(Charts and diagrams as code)
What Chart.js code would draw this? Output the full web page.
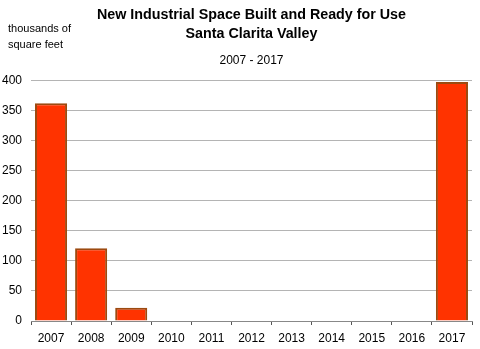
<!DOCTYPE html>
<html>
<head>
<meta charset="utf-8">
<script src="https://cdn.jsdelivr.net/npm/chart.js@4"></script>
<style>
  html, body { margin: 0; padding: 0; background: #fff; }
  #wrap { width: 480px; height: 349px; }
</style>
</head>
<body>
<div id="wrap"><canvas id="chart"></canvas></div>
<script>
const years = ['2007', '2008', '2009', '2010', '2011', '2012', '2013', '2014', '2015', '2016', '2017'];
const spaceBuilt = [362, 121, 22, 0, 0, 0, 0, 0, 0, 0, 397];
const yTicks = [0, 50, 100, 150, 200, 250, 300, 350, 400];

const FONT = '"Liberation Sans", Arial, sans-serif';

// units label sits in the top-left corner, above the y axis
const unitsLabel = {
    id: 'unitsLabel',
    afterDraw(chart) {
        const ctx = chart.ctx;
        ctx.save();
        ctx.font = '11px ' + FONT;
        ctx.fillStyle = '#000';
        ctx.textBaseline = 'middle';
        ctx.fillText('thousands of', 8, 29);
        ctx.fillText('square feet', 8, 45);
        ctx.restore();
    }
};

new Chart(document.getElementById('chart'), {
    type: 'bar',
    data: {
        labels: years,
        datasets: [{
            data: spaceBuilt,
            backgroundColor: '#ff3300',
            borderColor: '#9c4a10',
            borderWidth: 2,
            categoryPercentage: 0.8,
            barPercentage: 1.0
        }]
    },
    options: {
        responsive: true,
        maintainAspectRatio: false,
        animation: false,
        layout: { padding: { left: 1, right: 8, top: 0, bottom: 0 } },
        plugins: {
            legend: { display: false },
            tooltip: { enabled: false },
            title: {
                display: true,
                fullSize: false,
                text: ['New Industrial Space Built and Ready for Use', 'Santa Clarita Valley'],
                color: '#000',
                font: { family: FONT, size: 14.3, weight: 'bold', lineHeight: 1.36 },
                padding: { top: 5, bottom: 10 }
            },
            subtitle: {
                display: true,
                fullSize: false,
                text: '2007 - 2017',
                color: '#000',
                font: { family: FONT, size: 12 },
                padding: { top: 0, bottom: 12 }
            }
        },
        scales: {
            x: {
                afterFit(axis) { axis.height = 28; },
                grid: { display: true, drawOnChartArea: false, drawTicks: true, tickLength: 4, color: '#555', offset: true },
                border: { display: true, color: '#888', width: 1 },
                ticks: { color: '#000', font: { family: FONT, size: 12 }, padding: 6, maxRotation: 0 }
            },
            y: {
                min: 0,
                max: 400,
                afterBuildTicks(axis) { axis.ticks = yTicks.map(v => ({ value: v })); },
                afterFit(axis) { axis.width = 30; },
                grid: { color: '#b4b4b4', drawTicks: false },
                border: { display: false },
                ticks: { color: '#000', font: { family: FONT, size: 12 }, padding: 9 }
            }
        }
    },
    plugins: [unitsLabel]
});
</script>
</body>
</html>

==

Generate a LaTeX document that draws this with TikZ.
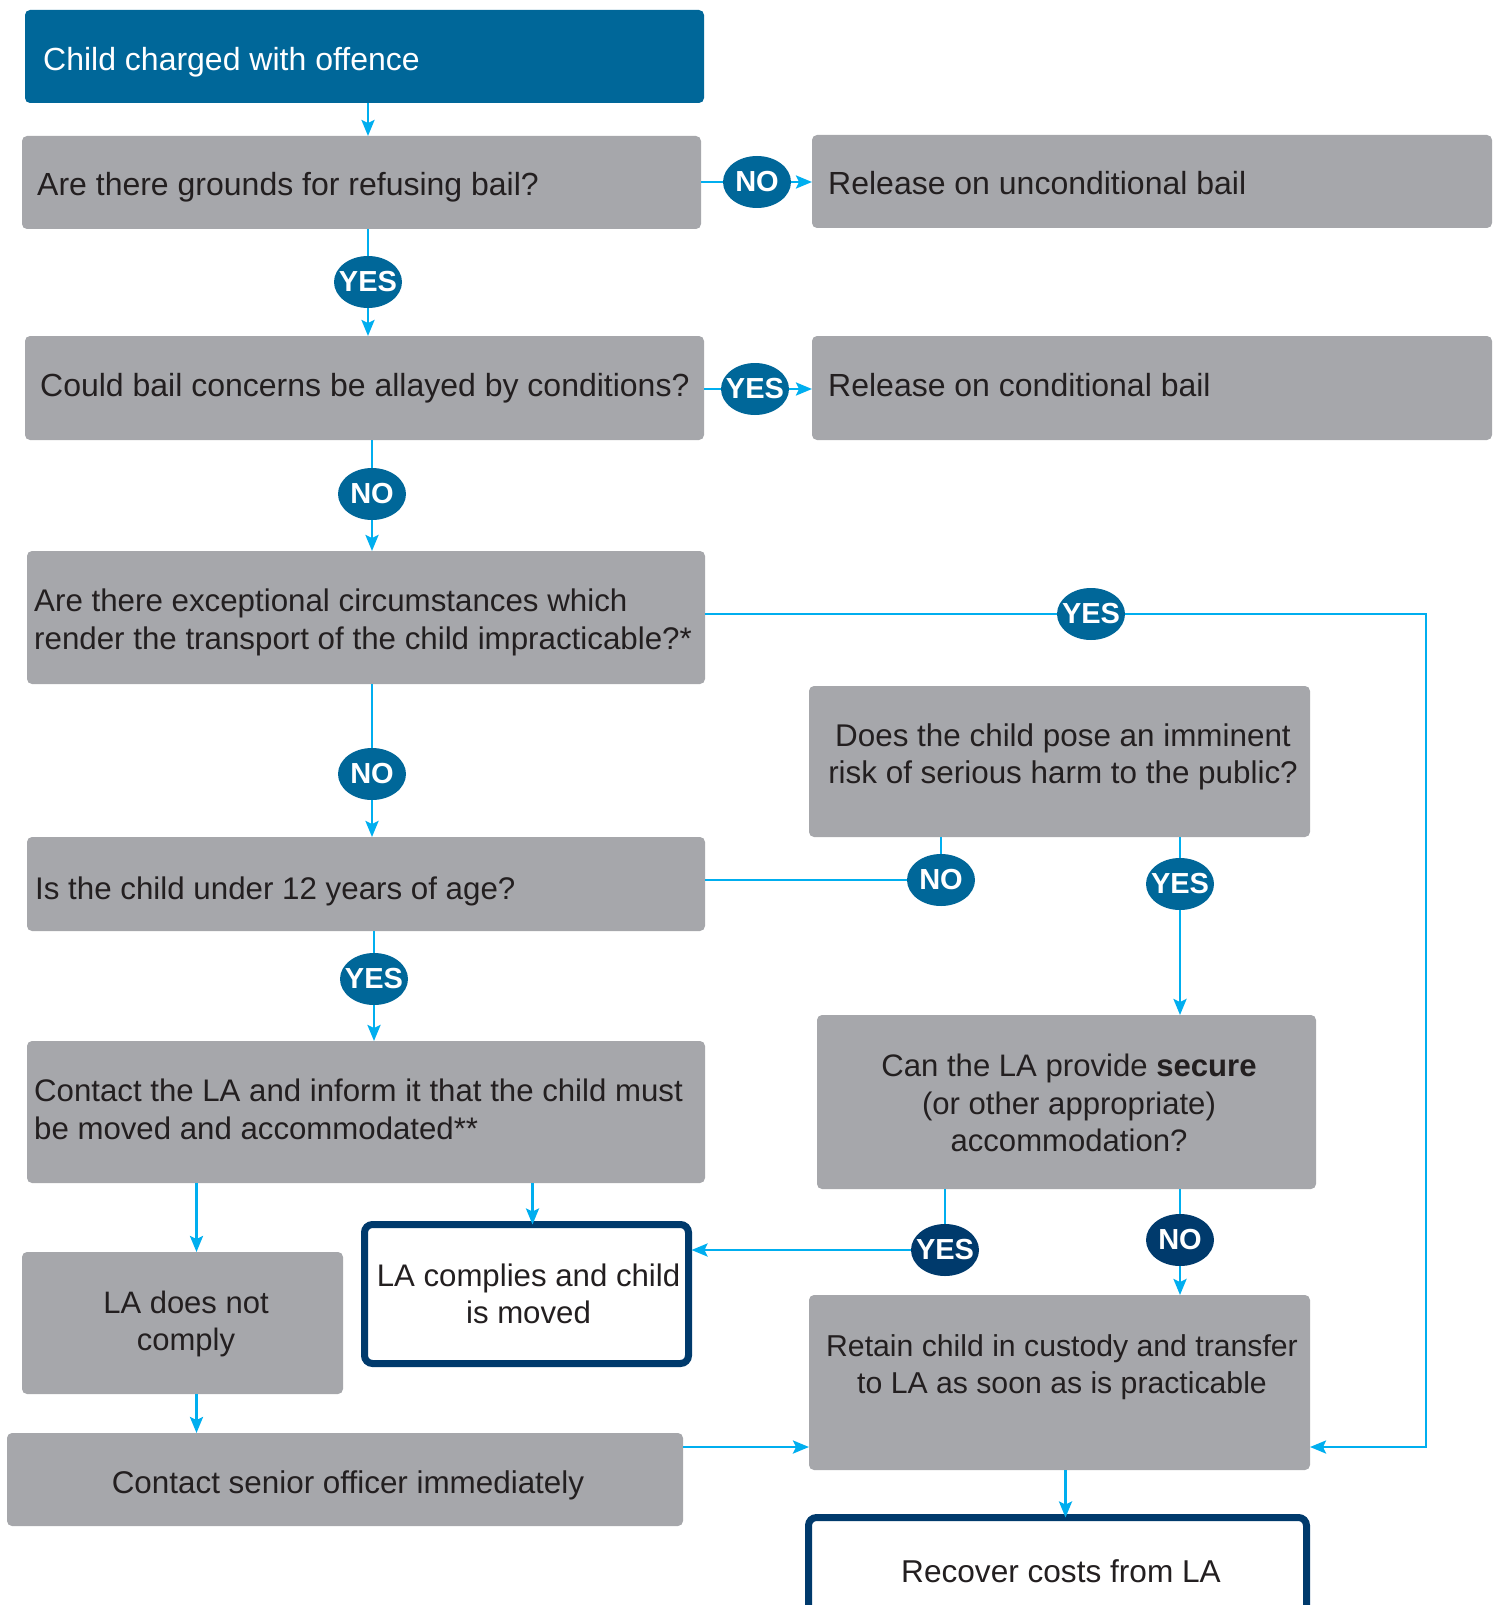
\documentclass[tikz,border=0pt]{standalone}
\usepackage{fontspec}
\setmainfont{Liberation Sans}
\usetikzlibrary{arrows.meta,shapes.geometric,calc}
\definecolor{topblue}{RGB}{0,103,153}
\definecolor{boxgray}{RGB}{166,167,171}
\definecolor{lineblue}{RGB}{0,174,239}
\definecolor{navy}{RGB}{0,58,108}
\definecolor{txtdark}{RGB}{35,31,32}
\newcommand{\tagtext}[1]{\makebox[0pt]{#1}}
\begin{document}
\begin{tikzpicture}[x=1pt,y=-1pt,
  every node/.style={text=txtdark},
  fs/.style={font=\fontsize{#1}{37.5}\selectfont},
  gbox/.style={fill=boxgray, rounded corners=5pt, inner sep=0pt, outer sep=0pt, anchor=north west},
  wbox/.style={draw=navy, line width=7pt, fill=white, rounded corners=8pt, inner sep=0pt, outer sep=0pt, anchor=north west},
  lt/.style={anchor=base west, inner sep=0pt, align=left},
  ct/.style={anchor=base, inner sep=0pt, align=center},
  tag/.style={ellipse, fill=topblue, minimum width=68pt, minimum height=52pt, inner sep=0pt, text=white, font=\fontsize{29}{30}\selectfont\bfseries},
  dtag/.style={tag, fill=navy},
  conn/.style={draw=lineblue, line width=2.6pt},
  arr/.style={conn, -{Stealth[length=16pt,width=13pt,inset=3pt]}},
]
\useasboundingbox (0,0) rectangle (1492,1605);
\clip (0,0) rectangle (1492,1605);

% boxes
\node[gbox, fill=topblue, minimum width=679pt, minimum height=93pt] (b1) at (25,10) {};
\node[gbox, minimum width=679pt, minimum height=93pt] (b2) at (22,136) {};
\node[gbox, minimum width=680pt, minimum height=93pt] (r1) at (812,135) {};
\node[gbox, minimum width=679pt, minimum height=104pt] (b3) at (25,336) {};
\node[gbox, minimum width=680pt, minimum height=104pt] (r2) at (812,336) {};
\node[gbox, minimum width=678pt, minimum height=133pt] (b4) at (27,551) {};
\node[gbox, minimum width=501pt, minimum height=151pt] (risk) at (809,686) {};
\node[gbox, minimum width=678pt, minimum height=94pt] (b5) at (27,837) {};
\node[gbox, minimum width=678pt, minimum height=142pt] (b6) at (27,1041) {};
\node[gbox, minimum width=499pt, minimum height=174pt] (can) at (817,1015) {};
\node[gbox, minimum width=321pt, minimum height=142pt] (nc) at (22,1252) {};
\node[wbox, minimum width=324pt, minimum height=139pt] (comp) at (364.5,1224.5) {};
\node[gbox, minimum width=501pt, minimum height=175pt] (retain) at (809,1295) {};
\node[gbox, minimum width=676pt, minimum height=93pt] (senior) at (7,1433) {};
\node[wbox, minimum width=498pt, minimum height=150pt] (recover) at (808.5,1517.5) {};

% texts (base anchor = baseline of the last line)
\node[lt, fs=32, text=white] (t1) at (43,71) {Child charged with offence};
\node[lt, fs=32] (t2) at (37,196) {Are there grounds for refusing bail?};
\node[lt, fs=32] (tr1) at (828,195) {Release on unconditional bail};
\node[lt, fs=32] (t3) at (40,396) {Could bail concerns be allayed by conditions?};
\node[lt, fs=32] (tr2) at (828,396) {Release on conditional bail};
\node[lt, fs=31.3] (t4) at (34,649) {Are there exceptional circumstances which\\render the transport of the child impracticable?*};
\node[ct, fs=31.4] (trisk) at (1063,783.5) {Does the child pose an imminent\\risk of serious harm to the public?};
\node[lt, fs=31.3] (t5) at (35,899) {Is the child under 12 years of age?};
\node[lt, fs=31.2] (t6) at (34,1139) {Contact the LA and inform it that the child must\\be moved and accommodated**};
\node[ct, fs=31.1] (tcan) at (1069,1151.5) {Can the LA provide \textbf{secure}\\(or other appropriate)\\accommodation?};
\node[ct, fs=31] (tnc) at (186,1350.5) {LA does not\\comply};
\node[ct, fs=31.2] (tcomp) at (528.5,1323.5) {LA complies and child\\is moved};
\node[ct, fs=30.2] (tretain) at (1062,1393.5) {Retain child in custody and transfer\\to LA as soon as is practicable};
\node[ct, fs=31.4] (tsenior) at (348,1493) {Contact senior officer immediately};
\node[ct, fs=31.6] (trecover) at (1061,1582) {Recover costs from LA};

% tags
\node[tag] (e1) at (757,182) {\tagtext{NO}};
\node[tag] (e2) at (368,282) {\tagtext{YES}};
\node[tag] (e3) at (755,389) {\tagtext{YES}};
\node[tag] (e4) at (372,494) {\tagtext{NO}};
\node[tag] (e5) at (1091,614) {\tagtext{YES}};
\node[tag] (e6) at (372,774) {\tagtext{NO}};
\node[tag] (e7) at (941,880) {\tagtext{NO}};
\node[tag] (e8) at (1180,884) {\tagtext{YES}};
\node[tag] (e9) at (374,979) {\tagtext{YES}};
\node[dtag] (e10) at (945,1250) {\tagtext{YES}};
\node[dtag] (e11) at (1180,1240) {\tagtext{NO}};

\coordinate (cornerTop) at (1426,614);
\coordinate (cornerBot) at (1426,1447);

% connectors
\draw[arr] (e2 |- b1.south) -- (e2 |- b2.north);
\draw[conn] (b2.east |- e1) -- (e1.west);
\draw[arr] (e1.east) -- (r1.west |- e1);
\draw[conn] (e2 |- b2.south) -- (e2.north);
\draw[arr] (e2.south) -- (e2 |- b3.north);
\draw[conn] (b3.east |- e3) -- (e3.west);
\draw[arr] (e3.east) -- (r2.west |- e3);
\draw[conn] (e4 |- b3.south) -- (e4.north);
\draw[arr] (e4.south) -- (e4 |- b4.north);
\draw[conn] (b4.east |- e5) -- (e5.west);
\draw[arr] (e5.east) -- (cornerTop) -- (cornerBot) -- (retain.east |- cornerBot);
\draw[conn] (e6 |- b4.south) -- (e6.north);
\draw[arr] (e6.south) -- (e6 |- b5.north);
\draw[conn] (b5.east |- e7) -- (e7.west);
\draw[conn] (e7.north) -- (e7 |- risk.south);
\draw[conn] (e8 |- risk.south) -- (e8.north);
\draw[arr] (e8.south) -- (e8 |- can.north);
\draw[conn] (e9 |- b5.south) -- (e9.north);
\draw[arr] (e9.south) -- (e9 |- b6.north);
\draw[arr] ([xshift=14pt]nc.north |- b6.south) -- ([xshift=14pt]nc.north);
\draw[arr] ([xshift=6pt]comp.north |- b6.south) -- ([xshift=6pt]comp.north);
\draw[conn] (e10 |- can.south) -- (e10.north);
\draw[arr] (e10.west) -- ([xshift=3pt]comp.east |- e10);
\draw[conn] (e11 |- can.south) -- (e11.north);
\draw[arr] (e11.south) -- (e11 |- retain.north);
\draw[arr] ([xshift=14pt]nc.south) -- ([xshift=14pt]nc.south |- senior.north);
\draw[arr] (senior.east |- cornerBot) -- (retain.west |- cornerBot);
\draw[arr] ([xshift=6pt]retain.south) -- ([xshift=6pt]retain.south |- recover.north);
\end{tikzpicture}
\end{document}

Given instruction =
Which lines include "this"? Copy each of them out.

Result =
What Chart.js code would draw this? Output the full web page.
Generate a LaTeX document that draws this with TikZ.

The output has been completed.